Task description ▸ Write the data below out exactly as it stands. Do not include the pictures.
=====
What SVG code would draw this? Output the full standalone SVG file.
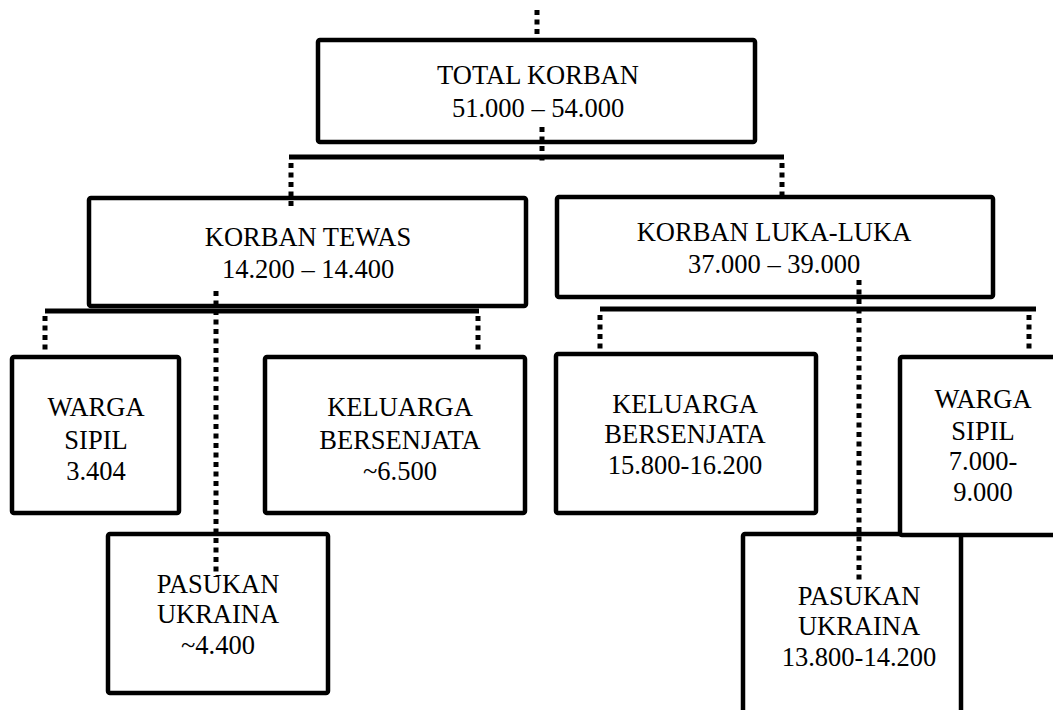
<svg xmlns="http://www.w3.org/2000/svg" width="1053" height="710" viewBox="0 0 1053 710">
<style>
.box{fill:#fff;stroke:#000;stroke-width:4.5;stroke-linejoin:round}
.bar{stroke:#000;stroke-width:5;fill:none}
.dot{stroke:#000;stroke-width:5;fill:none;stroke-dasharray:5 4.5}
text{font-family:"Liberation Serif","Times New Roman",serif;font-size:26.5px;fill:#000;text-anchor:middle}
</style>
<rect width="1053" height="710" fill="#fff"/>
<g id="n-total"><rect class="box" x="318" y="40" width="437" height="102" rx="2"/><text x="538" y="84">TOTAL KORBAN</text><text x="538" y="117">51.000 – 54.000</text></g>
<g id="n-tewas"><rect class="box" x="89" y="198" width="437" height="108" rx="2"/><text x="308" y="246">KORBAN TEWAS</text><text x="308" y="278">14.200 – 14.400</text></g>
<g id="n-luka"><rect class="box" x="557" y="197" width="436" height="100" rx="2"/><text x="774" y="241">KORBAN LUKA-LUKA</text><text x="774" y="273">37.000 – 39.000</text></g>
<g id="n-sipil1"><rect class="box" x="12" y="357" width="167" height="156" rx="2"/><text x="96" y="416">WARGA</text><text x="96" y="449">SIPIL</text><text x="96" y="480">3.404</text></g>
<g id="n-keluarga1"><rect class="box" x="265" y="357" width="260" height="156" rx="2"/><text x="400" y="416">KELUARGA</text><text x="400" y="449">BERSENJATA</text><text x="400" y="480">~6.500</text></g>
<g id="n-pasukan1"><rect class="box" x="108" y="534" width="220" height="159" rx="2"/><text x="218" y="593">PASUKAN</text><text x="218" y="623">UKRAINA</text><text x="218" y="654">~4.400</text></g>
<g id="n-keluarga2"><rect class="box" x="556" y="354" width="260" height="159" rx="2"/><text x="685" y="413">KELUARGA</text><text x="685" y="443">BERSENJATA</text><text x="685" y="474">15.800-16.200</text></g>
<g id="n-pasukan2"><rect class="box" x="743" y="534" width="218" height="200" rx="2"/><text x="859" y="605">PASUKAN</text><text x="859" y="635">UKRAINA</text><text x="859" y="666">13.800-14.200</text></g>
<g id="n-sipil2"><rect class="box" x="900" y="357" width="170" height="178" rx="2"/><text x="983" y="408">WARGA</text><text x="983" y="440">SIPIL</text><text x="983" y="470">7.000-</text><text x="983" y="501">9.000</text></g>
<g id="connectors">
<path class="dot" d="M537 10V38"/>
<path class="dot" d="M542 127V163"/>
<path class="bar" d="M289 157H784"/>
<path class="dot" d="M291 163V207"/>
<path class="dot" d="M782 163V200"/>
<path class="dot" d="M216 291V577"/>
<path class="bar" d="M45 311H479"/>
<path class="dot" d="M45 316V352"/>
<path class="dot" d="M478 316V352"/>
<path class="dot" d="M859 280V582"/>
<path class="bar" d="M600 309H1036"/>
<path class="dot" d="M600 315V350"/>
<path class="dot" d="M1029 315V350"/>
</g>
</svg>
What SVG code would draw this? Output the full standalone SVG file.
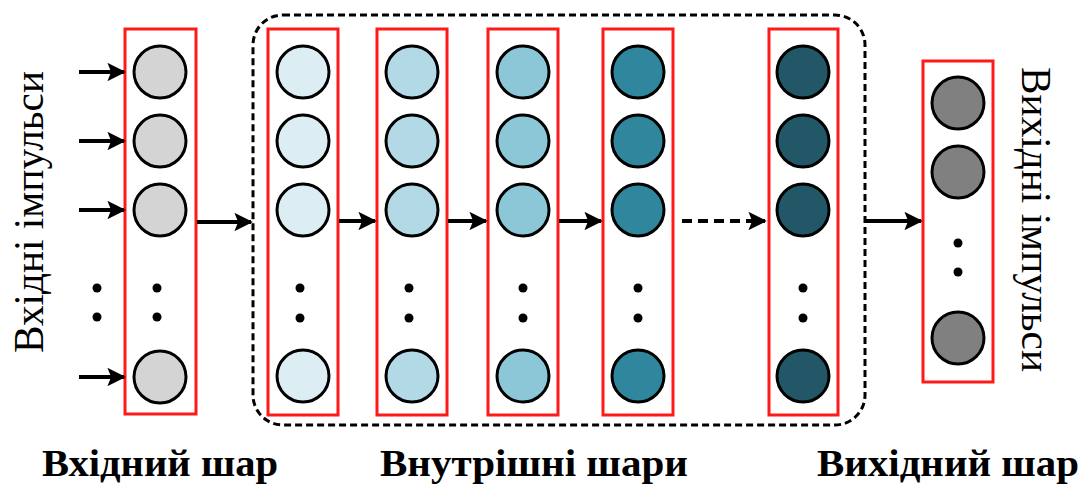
=====
The response ▸
What SVG code would draw this? Output the full standalone SVG file.
<svg xmlns="http://www.w3.org/2000/svg" width="1053" height="710" viewBox="0 0 1053 710">
<style>
.box{fill:#fff;stroke:#000;stroke-width:4.5;stroke-linejoin:round}
.bar{stroke:#000;stroke-width:5;fill:none}
.dot{stroke:#000;stroke-width:5;fill:none;stroke-dasharray:5 4.5}
text{font-family:"Liberation Serif","Times New Roman",serif;font-size:26.5px;fill:#000;text-anchor:middle}
</style>
<rect width="1053" height="710" fill="#fff"/>
<g id="n-total"><rect class="box" x="318" y="40" width="437" height="102" rx="2"/><text x="538" y="84">TOTAL KORBAN</text><text x="538" y="117">51.000 – 54.000</text></g>
<g id="n-tewas"><rect class="box" x="89" y="198" width="437" height="108" rx="2"/><text x="308" y="246">KORBAN TEWAS</text><text x="308" y="278">14.200 – 14.400</text></g>
<g id="n-luka"><rect class="box" x="557" y="197" width="436" height="100" rx="2"/><text x="774" y="241">KORBAN LUKA-LUKA</text><text x="774" y="273">37.000 – 39.000</text></g>
<g id="n-sipil1"><rect class="box" x="12" y="357" width="167" height="156" rx="2"/><text x="96" y="416">WARGA</text><text x="96" y="449">SIPIL</text><text x="96" y="480">3.404</text></g>
<g id="n-keluarga1"><rect class="box" x="265" y="357" width="260" height="156" rx="2"/><text x="400" y="416">KELUARGA</text><text x="400" y="449">BERSENJATA</text><text x="400" y="480">~6.500</text></g>
<g id="n-pasukan1"><rect class="box" x="108" y="534" width="220" height="159" rx="2"/><text x="218" y="593">PASUKAN</text><text x="218" y="623">UKRAINA</text><text x="218" y="654">~4.400</text></g>
<g id="n-keluarga2"><rect class="box" x="556" y="354" width="260" height="159" rx="2"/><text x="685" y="413">KELUARGA</text><text x="685" y="443">BERSENJATA</text><text x="685" y="474">15.800-16.200</text></g>
<g id="n-pasukan2"><rect class="box" x="743" y="534" width="218" height="200" rx="2"/><text x="859" y="605">PASUKAN</text><text x="859" y="635">UKRAINA</text><text x="859" y="666">13.800-14.200</text></g>
<g id="n-sipil2"><rect class="box" x="900" y="357" width="170" height="178" rx="2"/><text x="983" y="408">WARGA</text><text x="983" y="440">SIPIL</text><text x="983" y="470">7.000-</text><text x="983" y="501">9.000</text></g>
<g id="connectors">
<path class="dot" d="M537 10V38"/>
<path class="dot" d="M542 127V163"/>
<path class="bar" d="M289 157H784"/>
<path class="dot" d="M291 163V207"/>
<path class="dot" d="M782 163V200"/>
<path class="dot" d="M216 291V577"/>
<path class="bar" d="M45 311H479"/>
<path class="dot" d="M45 316V352"/>
<path class="dot" d="M478 316V352"/>
<path class="dot" d="M859 280V582"/>
<path class="bar" d="M600 309H1036"/>
<path class="dot" d="M600 315V350"/>
<path class="dot" d="M1029 315V350"/>
</g>
</svg>
What SVG code would draw this? Output the full standalone SVG file.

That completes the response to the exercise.